Up to this far the model follows the previous model quite closely. We added a DBState for modelling the table that stores our tokens and our operations now do a select, which must occur similarly as it occurs in our code. That is, if the table is empty, we select the token while inserting it and if the table is full, we select it later in the exception handler.

Then we get to the interesting part of the model, which is specifying the interactions between the operations and the database state. Luckily, for our model this is rather simple:

fact Trace {                           // The trace fact describes how our system behaves
 all t : Time - first | {              // at all time steps, except the first:

   some delete.t => no userToken.t       // If there is a delete, the table is empty

   some insert.t => some userToken.t     // If there is an insert, table is not empty

   no delete.t and no insert.t           // If there are no inserts and no deletes,
	=> userToken.t = userToken.(t.prev)  //   the table does not change
  }
}

That is, we describe how the database changes state regarding which events take place.

Running this model creates many instances, but unlike before, just browsing through them is not enough to find anything obviously wrong. But we can ask Alloy to check some facts for us. This point can take a little thinking, but it seems that our fix could work if all the selects work.

Let’s state that as an assertion and ask Alloy to check if it holds.

assert selectIsGood {         // This is what we want Alloy to check
 all s : Operation.select |   // For all times when there is a select
  some userToken.s            // there is also a token in the database.
}

check selectIsGood for 6 // Check that selectIsGood is always true.
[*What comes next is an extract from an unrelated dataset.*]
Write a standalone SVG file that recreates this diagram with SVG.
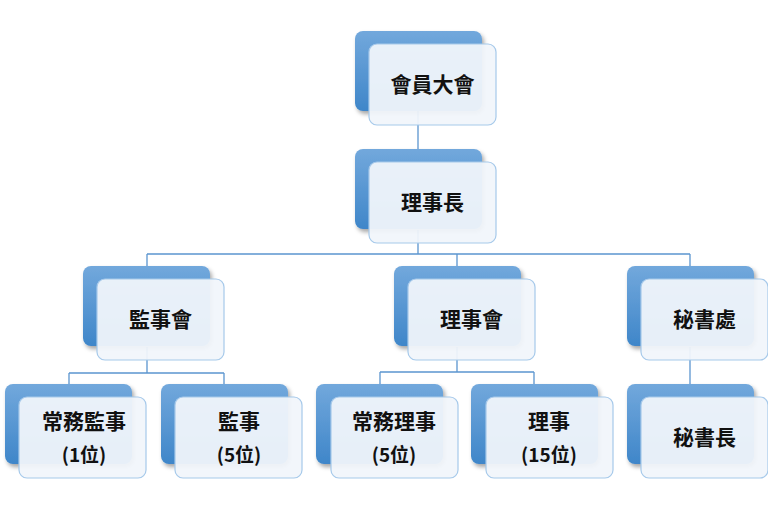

And, unfortunately, running this check gives us the following counterexample:

┌────────┬────────────┐
│DBState │userToken   │
├────────┼──────┬─────┤
│DBState⁰│Token²│Time³│
│        │      ├─────┤  ← Token² is in the DB at Time³ and Time⁵
│        │      │Time⁵│
│        ├──────┼─────┤
│        │Token³│Time²│  ← Token³ is in the DB at Time².
└────────┴──────┴─────┘
                   ↑
                 There are tokens in the table
                 only on Time², Time³ and Time⁵
                 Notably, there are no tokens at
                 Time⁴!

┌──────────────┬──────┬──────┬──────┐
│Operation     │delete│insert│select│
├──────────────┼──────┼──────┼──────┤
│Operation⁰    │ TIME⁴│ Time⁵│ Time⁵│
├──────────────┼──────┼──────┼──────┤
│Operation¹    │ Time¹│ Time³│ TIME⁴│   ← The table is empty at Time⁴ and
├──────────────┼──────┼──────┼──────┤     the select fails for Operation¹!
│Operation²    │ Time¹│ Time²│ Time²│
└──────────────┴──────┴──────┴──────┘
                  ↑       ↑      ↑
                These are the times when the
                respective actions take place

This time the counterexample is more complex. For our fix to fail, there must be three operations that occur concurrently. First, two of these operations do a delete and clear the database. Then, one of these two operations inserts a new token to the database, while the other fails to insert since there is a token in the table already. The operation which fails begins executing the exception handler, but before it manages to finish, a third operation comes in and clears the table again, leaving the select statement in the exception handler with nothing to select.

So, the proposed fix, which was type-checked, tested, CI’d, and peer-reviewed is actually faulty!

Concurrency is hard.

My Takeaways

It took me roughly half an hour to write the above Alloy models. In contrast, it originally took probably twice as much time to understand the issue and fix it. Then I also waited half an hour for the CI and my colleagues took some time to review my work.

Since the fix doesn’t even work, I can say that it certainly took longer to fix the issue than it would’ve if I’d stopped to model the issue when I found it. But, regrettably, I didn’t touch Alloy at all since the problem was ‘simple’.

This seems to be the difficult part with the tools like this. When do you pick them up? Certainly not for every problem, but perhaps more often than I do currently.

Where to get Alloy?

If you got piqued, here are few links to get started with Alloy:


PS. The right fix for this problem is to use serializable transactions and not to muck with concurrency one bit.